From the 06 February 2006 Lockport Union Sun and Journal (Lockport, NY)
 

This is the third in a five-part series on the global economy

 

“MADE IN THE USA” WILL SURVIVE
By Bob Confer

One of the greatest misconceptions in the assessment of the Global Economy is the belief that nearly all manufacturing now occurring in the United States will one day take place in foreign lands. People assume that the current trend of moving existing jobs to, and creating new jobs in, overseas locales will continue for the long-term and ultimately become all-encompassing with all manufacturers following the lead of the giant corporations. Such predictions are reactive in nature, based upon gut instinct and founded in pessimism. Conducting a closer, more-thorough analysis of our economy and the vitality of industry within it will prove this: manufacturing is doing well in America and it is here to stay.

The continued economic growth that our nation is fortunate to have would not be possible were it not for the manufacturing sector. Manufacturing does something that the service sector cannot: it creates economic wealth. By impacting so many varied businesses and their employees through every stage of transforming resources into products and ultimately selling within the service sector, manufacturing is the engine that drives our economy. This being said, no economist, no politician, no businessman would ever allow manufacturing to completely escape our borders.

This affinity to create goods with the sweat and blood of Americans is proved in the Gross Domestic Product, a measure of goods and services made in a country. Our GDP has been consistently growing at a very healthy 3 to 4 percent annualized rate, which it is expected to maintain for the coming year. This robust expansion is occurring despite Hurricane Katrina and escalating energy and material costs which, theoretically, should have stalled growth. This speaks volumes about the health and potential of manufacturing of America.

Further ensuring an American-made flair is the fact that a great many durable goods are process-intensive, quite space-consumptive and lack the ability to be marked-up on the open market. This creates a somewhat regional nature in the manufacture of durables. The physical and fiscal impracticality of transporting bulky items to be sold at mid-range consumer prices ensures that the myriad parts used to make these items are manufactured in the immediate vicinity of a company (that being a 500-mile radius that many custom manufacturers cite as the most cost-effective logistical range) and shipped within our own borders rather than being brought to our economy via the seas. Our economy’s need for affordable durable goods ensures a good many of these bulky and/or impressively-engineered items will continue to be built in America.

Fortunately, for the future of our country, “Made in the USA” means something. It’s not just a label. American manufacturing has always set the standard for quality, service, and, above all, ingenuity. No other developed or developing nation can match us in these factors and there’s a great chance that they never will. Their societies are quite oppressive by our standards and by intent stifle creativity and individualism, two factors that we promote in earnest. These factors inspire real capitalism, which in turn drives the desire to want to dominate a given market. Capitalistic endeavors require this be done through continuous improvement of goods and the operations that make them. The developing nations many of us fear are only working harder and not smarter. That is a huge weakness for them and a major strength for us.

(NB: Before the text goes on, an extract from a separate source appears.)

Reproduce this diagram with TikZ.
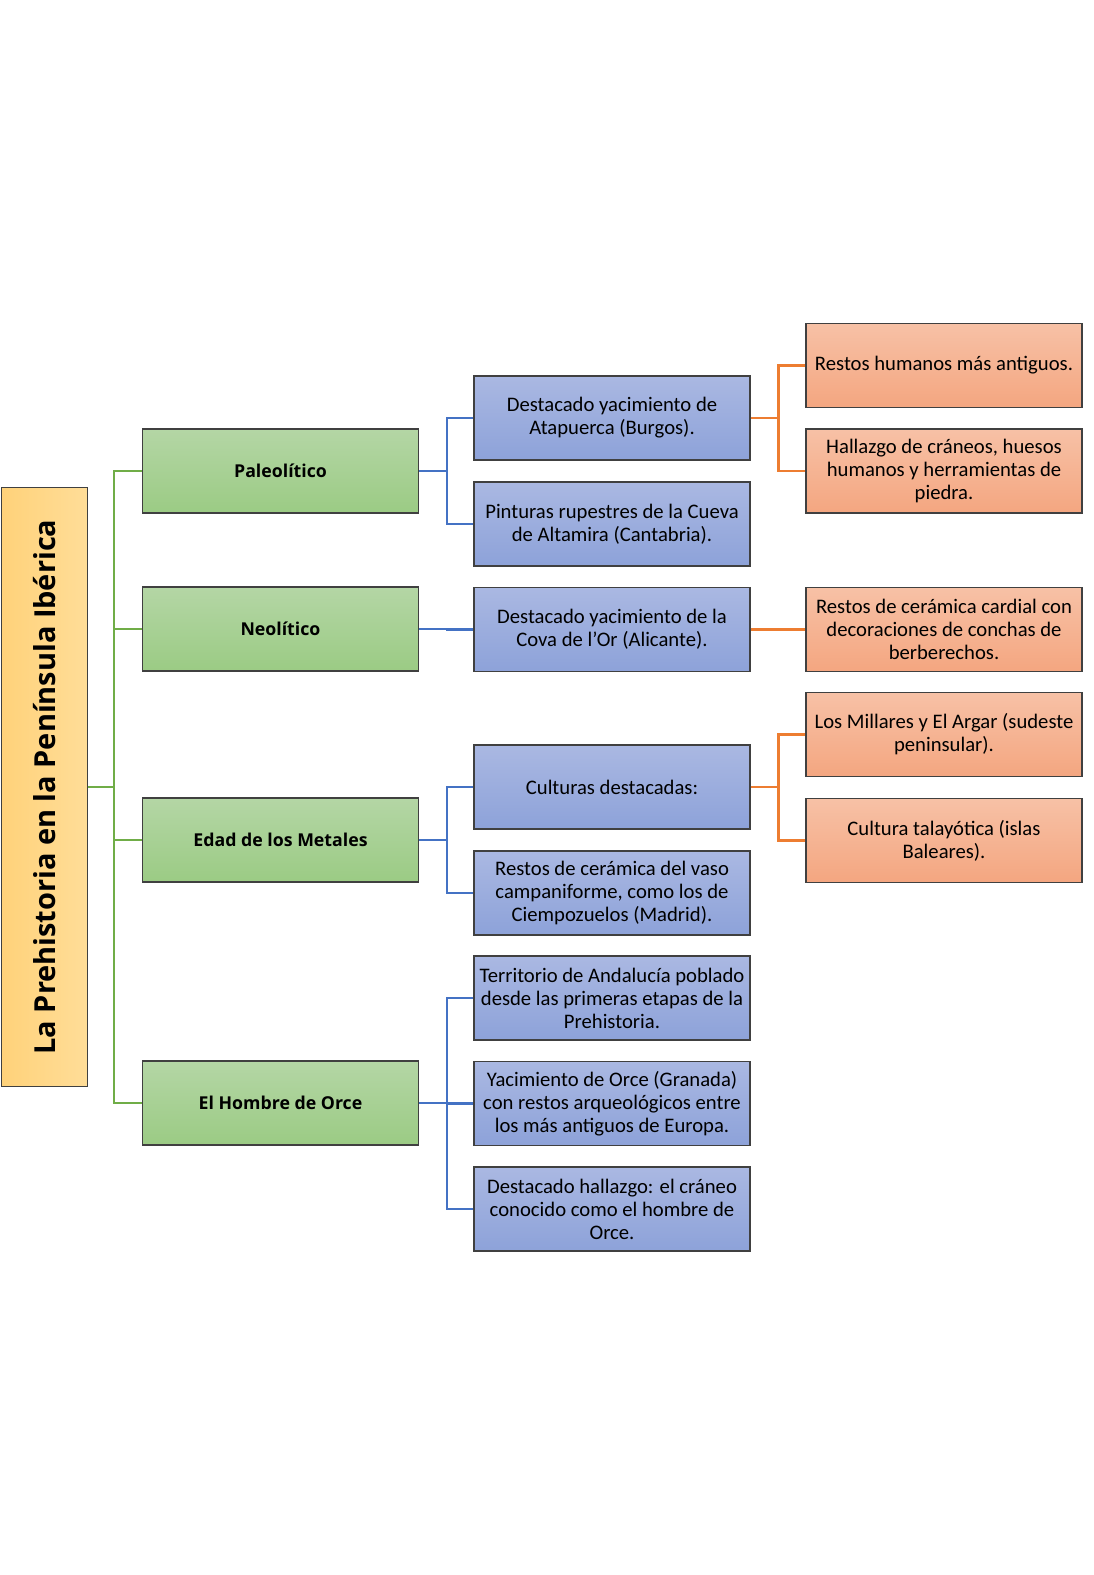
\documentclass[tikz,border=0pt]{standalone}
\usepackage{fontspec}
\setmainfont{Carlito}
\newfontfamily\headfont{Open Sans}
\usetikzlibrary{positioning}

\definecolor{boxline}{HTML}{404040}
\definecolor{titletop}{HTML}{FFDD98}
\definecolor{titlebot}{HTML}{FFD27A}
\definecolor{greentop}{HTML}{B4D6A5}
\definecolor{greenbot}{HTML}{9BCB84}
\definecolor{bluetop}{HTML}{AAB8E2}
\definecolor{bluebot}{HTML}{8DA2D9}
\definecolor{orangetop}{HTML}{F7C1A6}
\definecolor{orangebot}{HTML}{F4A680}
\definecolor{gline}{HTML}{70AD47}
\definecolor{bline}{HTML}{4472C4}
\definecolor{oline}{HTML}{ED7D31}

\tikzset{
  box/.style={draw=boxline, line width=0.8pt, minimum width=207pt, minimum height=63pt,
    inner sep=1pt, align=center, font=\fontsize{15.5}{17.3}\selectfont},
  stagebox/.style={box, top color=greentop, bottom color=greenbot,
    font=\headfont\bfseries\fontsize{13.3}{16}\selectfont},
  factbox/.style={box, top color=bluetop, bottom color=bluebot},
  detailbox/.style={box, top color=orangetop, bottom color=orangebot},
  link/.style={line width=1.6pt}
}

\begin{document}
\begin{tikzpicture}[x=0.75pt, y=-0.75pt]
  \useasboundingbox[fill=white] (0,0) rectangle (1094,1575);

  % title
  \node[draw=boxline, line width=0.8pt, left color=titlebot, right color=titletop,
        rotate=90, minimum width=449pt, minimum height=64pt,
        font=\headfont\bfseries\fontsize{21.7}{25}\selectfont] (title) at (44.5,787) {La Prehistoria en la Península Ibérica};

  % stages
  \node[stagebox] (paleo) at (280.5,471) {Paleolítico};
  \node[stagebox] (neo) at (280.5,629) {Neolítico};
  \node[stagebox] (metal) at (280.5,840) {Edad de los Metales};
  \node[stagebox] (orce) at (280.5,1103) {El Hombre de Orce};

  % facts
  \node[factbox] (atap) at (612,418) {Destacado yacimiento de\\Atapuerca (Burgos).};
  \node[factbox] (altam) at (612,524) {Pinturas rupestres de la Cueva\\de Altamira (Cantabria).};
  \node[factbox] (cova) at (612,629.5) {Destacado yacimiento de la\\Cova de l'Or (Alicante).};
  \node[factbox] (cult) at (612,787) {Culturas destacadas:};
  \node[factbox] (vaso) at (612,893) {Restos de cerámica del vaso\\campaniforme, como los de\\Ciempozuelos (Madrid).};
  \node[factbox] (andal) at (612,998) {Territorio de Andalucía poblado\\desde las primeras etapas de la\\Prehistoria.};
  \node[factbox] (yacim) at (612,1103.5) {Yacimiento de Orce (Granada)\\con restos arqueológicos entre\\los más antiguos de Europa.};
  \node[factbox] (craneo) at (612,1209) {Destacado hallazgo: el cráneo\\conocido como el hombre de\\Orce.};

  % details
  \node[detailbox] (restos) at (944,365.5) {Restos humanos más antiguos.};
  \node[detailbox] (hallaz) at (944,471) {Hallazgo de cráneos, huesos\\humanos y herramientas de\\piedra.};
  \node[detailbox] (cardial) at (944,629.5) {Restos de cerámica cardial con\\decoraciones de conchas de\\berberechos.};
  \node[detailbox] (millar) at (944,734.5) {Los Millares y El Argar (sudeste\\peninsular).};
  \node[detailbox] (talay) at (944,840.5) {Cultura talayótica (islas\\Baleares).};

  % connectors
  \coordinate (groot) at (114,787);
  \draw[link, gline] (title.south) -- (groot);
  \foreach \s in {paleo,neo,metal,orce}
    \draw[link, gline] (groot) |- (\s.west);

  \foreach \p/\kids in {paleo/{atap,altam}, neo/{cova}, metal/{cult,vaso}, orce/{andal,yacim,craneo}} {
    \coordinate (\p-fork) at ([xshift=21pt]\p.east);
    \draw[link, bline] (\p.east) -- (\p-fork);
    \foreach \k in \kids
      \draw[link, bline] (\p-fork) |- (\k.west);
  }

  \foreach \p/\kids in {atap/{restos,hallaz}, cova/{cardial}, cult/{millar,talay}} {
    \coordinate (\p-fork) at ([xshift=21pt]\p.east);
    \draw[link, oline] (\p.east) -- (\p-fork);
    \foreach \k in \kids
      \draw[link, oline] (\p-fork) |- (\k.west);
  }
\end{tikzpicture}
\end{document}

The idle minds of these oppressive nations bode well for an even greater future of manufacturing in America once their well runs dry. The outsourcing nations are just skating by on the temporary benefit of low wages. Thanks to our outsourcing needs empowering their pocketbooks and these same nations now discovering a hunger for the same goods they are manufacturing for us, middle classes in China and India are growing at absolutely incredible rates and sooner or later - perhaps sooner than expected – these nations will lose their only competitive edge. This will ultimately come back to haunt the nations of outsourcing as the loss of their only benefit will create not only more equalized wages around the world, but the need for each country to become more self-sufficient by manufacturing to its own ever-growing needs.

The past, present, and future of our economy are completely dependant on the  manufacturing sector. We can’t survive without it. This need for its lifeblood, coupled with the ingenuity of the American Mind and the capitalism of the American Way guarantees its future in America. Manufacturing is a crucial component of our national identity and will be till the end of time.